3 min read

LEWISTON – In the last moments of his life, Sgt. 1st Class Shawn Dostie saved his soldiers.

The 32-year-old Lewiston native weathered the full force of an explosion from a homemade bomb on Dec. 30. It killed him, but he saved three other U.S. Army soldiers who were riding in the Humvee.

“He was doing everything he could to protect his people,” Dostie’s widow, Stephanie, said Wednesday.

“When he went to Iraq, all he wanted was to make sure his platoon made it back,” Stephanie Dostie said in a telephone interview from her home in Fort Campbell, Ky. “He took the blast.”

Shawn Dostie left behind Stephanie, their two children and a family that began mourning 11 hours after the fatal Friday morning explosion on a Baghdad street.

That family stretches from Kentucky to Maine.

Shawn grew up in the Lewiston area, living in Lewiston and Turner until he was 14.

In 1986, he moved with his parents, Robert and Delaine Fugere, to Granite City, Ill. The family moved back to Lewiston when Shawn was in his senior year of high school.

Shawn graduated from Lewiston High in 1991 and entered the Army.

“From the time he was a young boy, he always had a job and took pride in whatever he did,” Dostie’s parents said in a prepared statement. “He was a very sensitive little boy and that carried through to his adult life.”

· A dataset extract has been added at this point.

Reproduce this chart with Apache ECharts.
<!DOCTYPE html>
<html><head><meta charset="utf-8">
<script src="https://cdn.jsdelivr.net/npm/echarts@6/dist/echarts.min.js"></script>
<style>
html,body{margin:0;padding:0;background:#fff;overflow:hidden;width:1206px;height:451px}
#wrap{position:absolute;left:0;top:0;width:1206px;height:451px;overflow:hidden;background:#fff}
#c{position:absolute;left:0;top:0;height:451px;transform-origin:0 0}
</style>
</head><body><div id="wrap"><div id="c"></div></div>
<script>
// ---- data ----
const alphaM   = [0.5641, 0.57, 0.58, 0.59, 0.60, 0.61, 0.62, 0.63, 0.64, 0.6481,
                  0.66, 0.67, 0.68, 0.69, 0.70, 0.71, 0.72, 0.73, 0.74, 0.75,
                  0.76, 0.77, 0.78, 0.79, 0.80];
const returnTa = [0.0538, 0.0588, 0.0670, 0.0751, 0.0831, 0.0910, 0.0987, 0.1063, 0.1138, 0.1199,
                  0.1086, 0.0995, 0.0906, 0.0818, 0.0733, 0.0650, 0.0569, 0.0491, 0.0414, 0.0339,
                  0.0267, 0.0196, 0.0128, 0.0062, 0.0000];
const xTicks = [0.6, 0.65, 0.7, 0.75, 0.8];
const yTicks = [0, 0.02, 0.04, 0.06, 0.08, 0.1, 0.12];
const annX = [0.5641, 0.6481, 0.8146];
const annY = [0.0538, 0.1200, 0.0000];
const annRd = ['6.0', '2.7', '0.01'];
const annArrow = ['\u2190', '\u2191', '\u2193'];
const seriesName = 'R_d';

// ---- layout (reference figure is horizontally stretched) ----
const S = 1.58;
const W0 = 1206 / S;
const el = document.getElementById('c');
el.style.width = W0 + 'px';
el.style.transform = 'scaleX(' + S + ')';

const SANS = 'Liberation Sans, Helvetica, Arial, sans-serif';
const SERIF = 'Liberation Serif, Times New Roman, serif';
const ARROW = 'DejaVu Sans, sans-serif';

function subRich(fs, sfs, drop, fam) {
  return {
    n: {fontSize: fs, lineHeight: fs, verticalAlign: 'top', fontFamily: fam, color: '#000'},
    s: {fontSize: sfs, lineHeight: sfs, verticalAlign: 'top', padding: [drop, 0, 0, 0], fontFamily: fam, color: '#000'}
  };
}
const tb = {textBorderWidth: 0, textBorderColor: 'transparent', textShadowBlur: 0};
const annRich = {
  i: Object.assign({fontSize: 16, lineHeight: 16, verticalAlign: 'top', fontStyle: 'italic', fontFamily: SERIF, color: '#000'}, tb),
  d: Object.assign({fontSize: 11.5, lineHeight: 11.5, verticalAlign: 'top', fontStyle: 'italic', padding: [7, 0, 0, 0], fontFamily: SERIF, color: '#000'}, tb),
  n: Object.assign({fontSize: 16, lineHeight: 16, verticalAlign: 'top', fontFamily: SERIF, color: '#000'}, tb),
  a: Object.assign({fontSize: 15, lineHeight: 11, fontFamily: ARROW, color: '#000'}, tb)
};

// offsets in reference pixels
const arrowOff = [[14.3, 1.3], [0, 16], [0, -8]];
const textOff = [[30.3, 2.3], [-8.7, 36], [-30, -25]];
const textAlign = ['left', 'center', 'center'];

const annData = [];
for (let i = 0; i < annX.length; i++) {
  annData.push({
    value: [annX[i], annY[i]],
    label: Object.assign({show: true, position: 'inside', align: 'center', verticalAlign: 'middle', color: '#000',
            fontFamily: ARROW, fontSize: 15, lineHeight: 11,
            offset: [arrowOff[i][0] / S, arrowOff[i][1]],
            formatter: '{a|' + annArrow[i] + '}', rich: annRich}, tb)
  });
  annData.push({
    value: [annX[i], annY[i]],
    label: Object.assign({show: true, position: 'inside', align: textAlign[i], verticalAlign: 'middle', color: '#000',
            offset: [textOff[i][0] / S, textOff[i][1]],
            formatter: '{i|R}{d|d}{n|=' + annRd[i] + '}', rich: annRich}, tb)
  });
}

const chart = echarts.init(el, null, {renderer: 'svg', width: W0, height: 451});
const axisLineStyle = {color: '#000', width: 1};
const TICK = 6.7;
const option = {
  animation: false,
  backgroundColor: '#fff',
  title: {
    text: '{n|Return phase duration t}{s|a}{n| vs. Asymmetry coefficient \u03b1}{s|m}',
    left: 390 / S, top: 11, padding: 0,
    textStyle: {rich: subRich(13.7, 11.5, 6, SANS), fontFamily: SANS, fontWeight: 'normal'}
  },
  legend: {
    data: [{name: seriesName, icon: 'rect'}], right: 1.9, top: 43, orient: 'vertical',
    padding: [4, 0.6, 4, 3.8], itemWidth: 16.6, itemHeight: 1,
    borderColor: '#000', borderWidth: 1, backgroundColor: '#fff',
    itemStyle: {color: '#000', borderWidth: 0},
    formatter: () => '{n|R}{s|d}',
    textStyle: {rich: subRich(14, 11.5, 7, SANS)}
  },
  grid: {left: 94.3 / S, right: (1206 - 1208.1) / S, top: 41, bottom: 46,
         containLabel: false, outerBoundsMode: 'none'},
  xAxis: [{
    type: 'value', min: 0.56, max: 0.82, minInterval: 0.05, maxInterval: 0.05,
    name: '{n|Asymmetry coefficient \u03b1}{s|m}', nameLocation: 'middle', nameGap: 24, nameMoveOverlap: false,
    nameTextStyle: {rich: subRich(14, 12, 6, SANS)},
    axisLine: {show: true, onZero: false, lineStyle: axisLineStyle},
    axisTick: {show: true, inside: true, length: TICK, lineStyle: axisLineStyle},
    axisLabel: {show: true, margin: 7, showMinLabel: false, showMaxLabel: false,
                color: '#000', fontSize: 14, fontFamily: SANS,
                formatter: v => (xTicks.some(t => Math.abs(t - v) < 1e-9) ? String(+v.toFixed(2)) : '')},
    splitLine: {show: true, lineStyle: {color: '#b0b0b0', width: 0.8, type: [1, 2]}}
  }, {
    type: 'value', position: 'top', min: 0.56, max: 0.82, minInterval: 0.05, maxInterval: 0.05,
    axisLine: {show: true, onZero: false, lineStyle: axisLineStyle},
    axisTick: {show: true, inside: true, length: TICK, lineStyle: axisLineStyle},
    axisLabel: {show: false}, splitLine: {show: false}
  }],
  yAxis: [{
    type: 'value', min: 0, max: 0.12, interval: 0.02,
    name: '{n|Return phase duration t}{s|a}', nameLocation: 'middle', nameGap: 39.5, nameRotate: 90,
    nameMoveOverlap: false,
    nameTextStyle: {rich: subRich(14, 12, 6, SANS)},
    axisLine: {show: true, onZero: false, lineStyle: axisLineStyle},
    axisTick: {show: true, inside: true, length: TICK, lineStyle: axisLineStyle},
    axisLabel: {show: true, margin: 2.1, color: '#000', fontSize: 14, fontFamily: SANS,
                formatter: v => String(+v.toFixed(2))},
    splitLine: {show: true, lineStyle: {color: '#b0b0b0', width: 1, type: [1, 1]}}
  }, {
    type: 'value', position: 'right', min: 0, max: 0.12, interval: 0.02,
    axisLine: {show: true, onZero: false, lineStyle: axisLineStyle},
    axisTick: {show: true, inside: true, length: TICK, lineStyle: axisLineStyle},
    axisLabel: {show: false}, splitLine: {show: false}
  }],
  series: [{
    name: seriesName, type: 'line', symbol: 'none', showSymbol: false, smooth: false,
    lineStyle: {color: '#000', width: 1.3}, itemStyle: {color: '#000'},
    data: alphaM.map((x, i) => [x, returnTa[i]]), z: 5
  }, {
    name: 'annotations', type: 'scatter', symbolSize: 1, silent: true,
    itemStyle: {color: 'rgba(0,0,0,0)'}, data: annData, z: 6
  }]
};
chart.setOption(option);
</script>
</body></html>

The Army sent him to Georgia, Germany and Italy. He and Stephanie had a boy and a girl: Cameron, 8, and Bayleigh, 5.

“When he wasn’t working, he loved playing soccer with the children or taking family trips,” Stephanie said, crying as she recalled trips to Disney World. “We always knew there was little time for family, so he made the most of it.”

Meanwhile, his work grew in importance as the war began. He became a drill instructor, preparing soldiers for life in the Army. Then, he drew orders for Iraq, leading a platoon of 12 men and women.

He was assigned to D Company, 2nd Battalion, 502nd Infantry Regiment, 2nd Brigade Combat Team of the 101st Airborne Division.

He left on Sept. 27.

Since then, there were e-mails and phone calls. Shawn and Stephanie talked about once a week over the past months.

They last talked three days before he died.

“He worried about the 12 guys in his platoon, his men,” Stephanie said.

Nothing could prepare her or the family for last Friday’s loss, though.

Casualty assistance officers from the Army informed Stephanie in person. Others were waiting outside Shawn’s parents’ home in Lewiston when his mother, Delaine Fugere, came home from work.

“A van was in the driveway,” Fugere recalled. Within minutes, she and Shawn’s father, Robert Fugere, were preparing to fly to Stephanie’s side in Kentucky.

According to Army officials, soldiers plan to hold a memorial service for Shawn in Iraq. He will also be remembered at Fort Campbell, where a monthly Eagle Remembrance Ceremony recalls each of the 101st Airborne Division’s losses in the Middle East.

About 20,600 soldiers from the Kentucky Army post are deployed in Iraq.

There will also be a service in Lewiston in about two weeks, Stephanie said. She and the children plan to move to Lewiston to be close to Shawn’s parents. His sister, Crystal Desrossiers, also lives nearby.

“Right now, it feels like we all need to be closer,” Stephanie said.